→ EXERCISE
Begin with the first line of the material and write out each line exactly, ending with the line that contains "AX_W, AX_H = 481.0, 313.0". Pictures are not part of the copy.

BEGIN DATASET EXCERPT

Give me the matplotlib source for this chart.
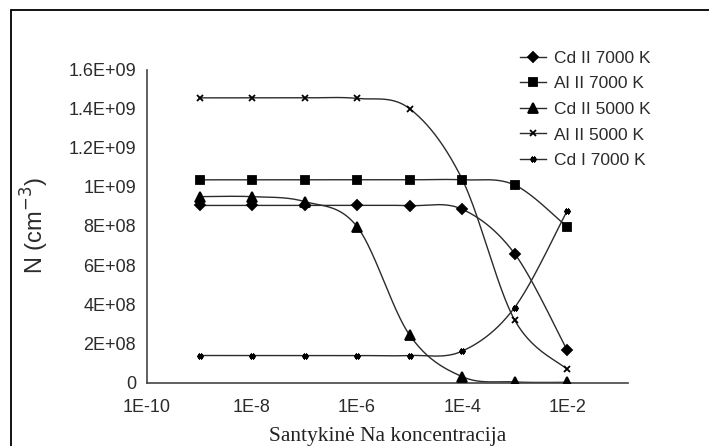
import numpy as np
import matplotlib
matplotlib.use('Agg')
import matplotlib.pyplot as plt
from matplotlib.patches import Rectangle

# relative Na concentration
conc = [1e-9, 1e-8, 1e-7, 1e-6, 1e-5, 1e-4, 1e-3, 1e-2]

cd2_7000 = [9.05e8, 9.05e8, 9.05e8, 9.05e8, 9.04e8, 8.86e8, 6.59e8, 1.66e8]
al2_7000 = [1.036e9, 1.036e9, 1.036e9, 1.036e9, 1.036e9, 1.036e9, 1.01e9, 7.95e8]
cd2_5000 = [9.5e8, 9.5e8, 9.25e8, 7.97e8, 2.43e8, 3.0e7, 3.0e6, 1.0e6]
al2_5000 = [1.455e9, 1.455e9, 1.455e9, 1.452e9, 1.40e9, 1.04e9, 3.2e8, 6.8e7]
cd1_7000 = [1.38e8, 1.38e8, 1.38e8, 1.38e8, 1.38e8, 1.6e8, 3.83e8, 8.77e8]

labels = ['Cd II 7000 K', 'Al II 7000 K', 'Cd II 5000 K', 'Al II 5000 K', 'Cd I 7000 K']
xtick_vals = [1e-10, 1e-8, 1e-6, 1e-4, 1e-2]
xtick_labels = ['1E-10', '1E-8', '1E-6', '1E-4', '1E-2']
ytick_vals = [0, 2e8, 4e8, 6e8, 8e8, 1e9, 1.2e9, 1.4e9, 1.6e9]
ytick_labels = ['0', '2E+08', '4E+08', '6E+08', '8E+08', '1E+09', '1.2E+09', '1.4E+09', '1.6E+09']

XMIN_LOG, XMAX_LOG = -10, -0.84
YMAX = 1.6e9
AX_W, AX_H = 481.0, 313.0   # axes size in pixels, smoothing is done in screen space


def smooth(xs, ys, n=40):
    # bezier smoothing like spreadsheet "smoothed line" charts
    px = (np.log10(xs) - XMIN_LOG) / (XMAX_LOG - XMIN_LOG) * AX_W
    py = np.asarray(ys) / YMAX * AX_H
    P = np.column_stack([px, py])
    Pe = np.vstack([P[0], P, P[-1]])
    out = []
    t = np.linspace(0, 1, n)[:, None]
    for i in range(len(P) - 1):
        p0 = P[i]
        p3 = P[i + 1]
        c1 = p0 + (Pe[i + 2] - Pe[i]) / 6.0
        c2 = p3 - (Pe[i + 3] - Pe[i + 1]) / 6.0
        seg = ((1 - t) ** 3) * p0 + 3 * ((1 - t) ** 2) * t * c1 + 3 * (1 - t) * t ** 2 * c2 + t ** 3 * p3
        out.append(seg if i == 0 else seg[1:])
    out = np.vstack(out)
    sx = 10 ** (out[:, 0] / AX_W * (XMAX_LOG - XMIN_LOG) + XMIN_LOG)
    sy = out[:, 1] / AX_H * YMAX
    return sx, sy


plt.rcParams['font.family'] = ['Liberation Sans', 'DejaVu Sans']

fig = plt.figure(figsize=(7.09, 4.46), dpi=100)
fig.patches.append(Rectangle((11 / 709, -0.1), 1.1, (446 - 10) / 446 + 0.1,
                             transform=fig.transFigure, fill=False,
                             edgecolor='black', linewidth=1.3))
ax = fig.add_axes([147 / 709, (446 - 382.5) / 446, 481 / 709, 313 / 446])

series = [cd2_7000, al2_7000, cd2_5000, al2_5000, cd1_7000]
markers = ['D', 's', '^', 'x', (6, 2, 90)]
msizes = [5, 5.5, 6.5, 5, 4.5]
line_col = '#2b2b2b'

for vals, lab, mk, ms in zip(series, labels, markers, msizes):
    sx, sy = smooth(conc, vals)
    ax.plot(sx, sy, color=line_col, lw=1.0, zorder=2)
    ax.plot(conc, vals, linestyle='none', marker=mk, ms=ms, color='black',
            mec='black', mew=1.3, zorder=3)
    # legend handle
    ax.plot([], [], color=line_col, lw=1.0, marker=mk, ms=ms, mec='black',
            mfc='black', mew=1.3, label=lab)

ax.set_xscale('log')
ax.set_xlim(10 ** XMIN_LOG, 10 ** XMAX_LOG)
ax.set_ylim(0, YMAX)
ax.set_xticks(xtick_vals)
ax.set_xticklabels(xtick_labels)
ax.xaxis.set_minor_locator(matplotlib.ticker.NullLocator())
ax.set_yticks(ytick_vals)
ax.set_yticklabels(ytick_labels)
ax.tick_params(length=0, labelsize=13, colors='#2b2b2b', pad=8)
ax.tick_params(axis='x', pad=12)

for s in ['top', 'right']:
    ax.spines[s].set_visible(False)
for s in ['left', 'bottom']:
    ax.spines[s].set_color('#444444')
    ax.spines[s].set_linewidth(1.2)

ax.set_ylabel('N (cm$^{-3}$)', fontsize=17, color='#2b2b2b', labelpad=12)
ax.set_xlabel('Santykinė Na koncentracija', fontsize=15.5, family='Liberation Serif',
              color='#222222', labelpad=8)

leg = ax.legend(loc='upper left', bbox_to_anchor=(511 / 709, 1 - 42 / 446),
                bbox_transform=fig.transFigure, frameon=False, fontsize=12.5,
                handlelength=1.5, handletextpad=0.45, labelspacing=0.6,
                borderpad=0)
for t in leg.get_texts():
    t.set_color('#2b2b2b')

fig.savefig('out.png', dpi=100, facecolor='white')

END DATASET EXCERPT

→ ANSWER FOR THIS EXERCISE
Give me the matplotlib source for this chart.
import numpy as np
import matplotlib
matplotlib.use('Agg')
import matplotlib.pyplot as plt
from matplotlib.patches import Rectangle

# relative Na concentration
conc = [1e-9, 1e-8, 1e-7, 1e-6, 1e-5, 1e-4, 1e-3, 1e-2]

cd2_7000 = [9.05e8, 9.05e8, 9.05e8, 9.05e8, 9.04e8, 8.86e8, 6.59e8, 1.66e8]
al2_7000 = [1.036e9, 1.036e9, 1.036e9, 1.036e9, 1.036e9, 1.036e9, 1.01e9, 7.95e8]
cd2_5000 = [9.5e8, 9.5e8, 9.25e8, 7.97e8, 2.43e8, 3.0e7, 3.0e6, 1.0e6]
al2_5000 = [1.455e9, 1.455e9, 1.455e9, 1.452e9, 1.40e9, 1.04e9, 3.2e8, 6.8e7]
cd1_7000 = [1.38e8, 1.38e8, 1.38e8, 1.38e8, 1.38e8, 1.6e8, 3.83e8, 8.77e8]

labels = ['Cd II 7000 K', 'Al II 7000 K', 'Cd II 5000 K', 'Al II 5000 K', 'Cd I 7000 K']
xtick_vals = [1e-10, 1e-8, 1e-6, 1e-4, 1e-2]
xtick_labels = ['1E-10', '1E-8', '1E-6', '1E-4', '1E-2']
ytick_vals = [0, 2e8, 4e8, 6e8, 8e8, 1e9, 1.2e9, 1.4e9, 1.6e9]
ytick_labels = ['0', '2E+08', '4E+08', '6E+08', '8E+08', '1E+09', '1.2E+09', '1.4E+09', '1.6E+09']

XMIN_LOG, XMAX_LOG = -10, -0.84
YMAX = 1.6e9
AX_W, AX_H = 481.0, 313.0   # axes size in pixels, smoothing is done in screen space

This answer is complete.